Given a probability space $(\Omega, \mathscr {B}, P)$, then $\sigma : \mathscr{B}\times \mathscr{B} \to [0,1]^2$ is defined as, for any $A, B \in \mathscr{B}$ $$(A,B) \mapsto (P(A),P(B))$$ Now take $[0,1]^2$ as a measure space endowed with Lebesgue measure $\lambda$ , which induces a Borel $\sigma$-algebra on $2^{\mathscr{B} \times \mathscr{B}}$ and a measure $\mu$. For any $\mathscr{K} \subseteq \mathscr{B} \times \mathscr{B}$, $\mathscr{K}$ is Borel measurable, iff $\sigma(\mathscr{K}) $ is Borel measurable in $[0,1]^2$ with $\mu(\mathscr{K}) = \lambda(\sigma(\mathscr{K}))$.

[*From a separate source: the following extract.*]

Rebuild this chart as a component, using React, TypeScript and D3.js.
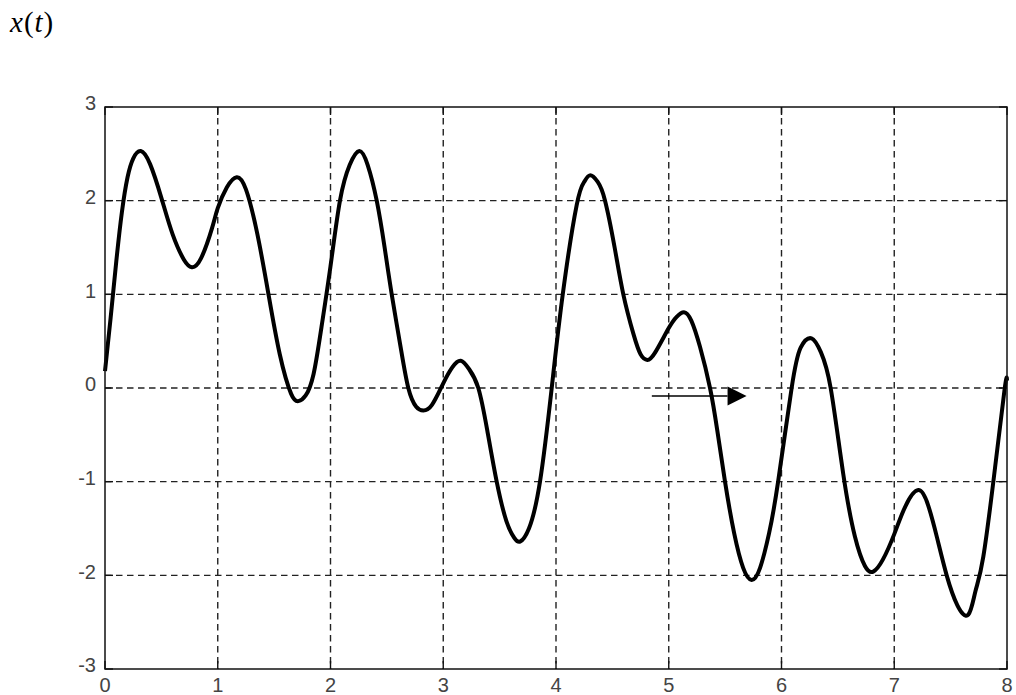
import React from "react";
import * as d3 from "d3";

// t values (s) and signal values
const tValues = [
  0, 0.05, 0.1, 0.15, 0.2, 0.25, 0.317,
  0.4, 0.5, 0.6, 0.7, 0.77,
  0.85, 0.95, 1.0, 1.08, 1.168,
  1.25, 1.35, 1.45, 1.55, 1.65, 1.715,
  1.78, 1.85, 1.92, 2.0, 2.084, 2.17, 2.256,
  2.33, 2.41, 2.48, 2.543, 2.62, 2.69, 2.76, 2.823,
  2.9, 3.0, 3.08, 3.155,
  3.23, 3.311, 3.39, 3.474, 3.56, 3.63, 3.681,
  3.76, 3.858, 3.962, 4.06, 4.183, 4.25, 4.3,
  4.37, 4.435, 4.52, 4.597, 4.686, 4.75, 4.81,
  4.88, 5.0, 5.07, 5.135,
  5.2, 5.277, 5.366, 5.43, 5.499, 5.58, 5.66, 5.735,
  5.81, 5.89, 5.97, 6.09, 6.17, 6.267,
  6.35, 6.436, 6.548, 6.65, 6.74, 6.814,
  6.9, 7.0, 7.1, 7.213,
  7.3, 7.38, 7.465, 7.56, 7.657,
  7.72, 7.79, 7.894, 7.98, 8.0,
];
const xValues = [
  0.18, 0.75, 1.35, 1.88, 2.25, 2.45, 2.53,
  2.39, 2.03, 1.64, 1.37, 1.29,
  1.38, 1.71, 1.92, 2.14, 2.25,
  2.12, 1.65, 1.0, 0.36, -0.06, -0.14,
  -0.08, 0.15, 0.65, 1.3, 2.0, 2.38, 2.53,
  2.38, 2.0, 1.5, 1.0, 0.45, 0.0, -0.2, -0.24,
  -0.18, 0.05, 0.22, 0.29,
  0.2, 0.0, -0.45, -1.0, -1.42, -1.6, -1.64,
  -1.5, -1.0, 0.0, 1.0, 1.95, 2.2, 2.27,
  2.2, 2.0, 1.5, 1.0, 0.58, 0.36, 0.3,
  0.38, 0.64, 0.76, 0.81,
  0.72, 0.44, 0.0, -0.45, -1.0, -1.55, -1.92, -2.05,
  -1.92, -1.55, -1.0, 0.0, 0.43, 0.53,
  0.38, 0.0, -0.92, -1.58, -1.9, -1.96,
  -1.83, -1.56, -1.26, -1.09,
  -1.25, -1.6, -2.0, -2.32, -2.42,
  -2.17, -1.8, -0.85, 0.0, 0.08,
];
const xTicks = [0, 1, 2, 3, 4, 5, 6, 7, 8];
const yTicks = [-3, -2, -1, 0, 1, 2, 3];
const arrowStart = { t: 4.85, v: -0.085 };
const arrowEnd = { t: 5.69, v: -0.085 };

const W = 1016;
const H = 695;
const L = 105;
const R = 1007;
const T = 107;
const B = 669;

export default function App() {
  const x = d3.scaleLinear().domain([0, 8]).range([L, R]);
  const y = d3.scaleLinear().domain([-3, 3]).range([B, T]);
  const pts: [number, number][] = tValues.map((t, i) => [t, xValues[i]]);
  const line = d3
    .line<[number, number]>()
    .x((d) => x(d[0]))
    .y((d) => y(d[1]))
    .curve(d3.curveNatural);

  const ax0 = x(arrowStart.t);
  const ax1 = x(arrowEnd.t);
  const ay = y(arrowStart.v);
  const headLen = 19;
  const headHalf = 9.5;

  const gridColor = "#222";
  const tickLen = 8;
  const labelFont = "'Liberation Sans', Arial, sans-serif";

  return (
    <svg
      width={W}
      height={H}
      style={{ position: "absolute", left: 0, top: 0, background: "#fff" }}
    >
      <rect x={0} y={0} width={W} height={H} fill="#fff" />
      <text
        x={10}
        y={32}
        fontFamily="'Liberation Serif', 'Times New Roman', serif"
        fontSize={29}
        letterSpacing={1}
        fill="#000"
      >
        <tspan fontStyle="italic">x</tspan>
        <tspan>(</tspan>
        <tspan fontStyle="italic">t</tspan>
        <tspan>)</tspan>
      </text>

      {/* grid */}
      <g stroke={gridColor} strokeWidth={1.4} strokeDasharray="6.5,4.5" fill="none">
        {xTicks.slice(1, -1).map((t) => (
          <line key={"gx" + t} x1={x(t)} x2={x(t)} y1={T} y2={B} />
        ))}
        {yTicks.slice(1, -1).map((v) => (
          <line key={"gy" + v} x1={L} x2={R} y1={y(v)} y2={y(v)} />
        ))}
      </g>

      {/* ticks */}
      <g stroke="#111" strokeWidth={1.4}>
        {xTicks.map((t) => (
          <g key={"tx" + t}>
            <line x1={x(t)} x2={x(t)} y1={B} y2={B - tickLen} />
            <line x1={x(t)} x2={x(t)} y1={T} y2={T + tickLen} />
          </g>
        ))}
        {yTicks.map((v) => (
          <g key={"ty" + v}>
            <line x1={L} x2={L + tickLen} y1={y(v)} y2={y(v)} />
            <line x1={R} x2={R - tickLen} y1={y(v)} y2={y(v)} />
          </g>
        ))}
      </g>

      {/* curve */}
      <path
        d={line(pts) || ""}
        fill="none"
        stroke="#000"
        strokeWidth={4}
        strokeLinejoin="round"
      />

      {/* box */}
      <rect
        x={L}
        y={T}
        width={R - L}
        height={B - T}
        fill="none"
        stroke="#111"
        strokeWidth={1.5}
      />

      {/* labels */}
      <g fontFamily={labelFont} fontSize={20} fill="#444">
        {xTicks.map((t) => (
          <text key={"lx" + t} x={x(t)} y={692} textAnchor="middle">
            {t}
          </text>
        ))}
        {yTicks.map((v) => (
          <text
            key={"ly" + v}
            x={96}
            y={y(v) - 2}
            textAnchor="end"
            dominantBaseline="middle"
          >
            {v}
          </text>
        ))}
      </g>

      {/* arrow */}
      <line x1={ax0} x2={ax1 - headLen} y1={ay} y2={ay} stroke="#000" strokeWidth={1.6} />
      <path
        d={`M${ax1 - headLen},${ay - headHalf} L${ax1},${ay} L${ax1 - headLen},${ay + headHalf} Z`}
        fill="#000"
      />
    </svg>
  );
}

Consider, an event $\mathscr{I}$ which consists of all pairs of events that are independent, which is, for any $C, D \in \mathscr{B}$, $(C,D) \in \mathscr{I}$, iff $P(C\cap D) = P(C)P(D)$.
My question is what is the probability of $\mathscr{I}$, $\mu(\mathscr{I})$?It seems to me $\mu(\mathscr{I}) = 1$, but I don't know how to show it.
Added: As pointed out by Tim, it's not obvious that $\mathscr{I}$ is measurable. Is it true?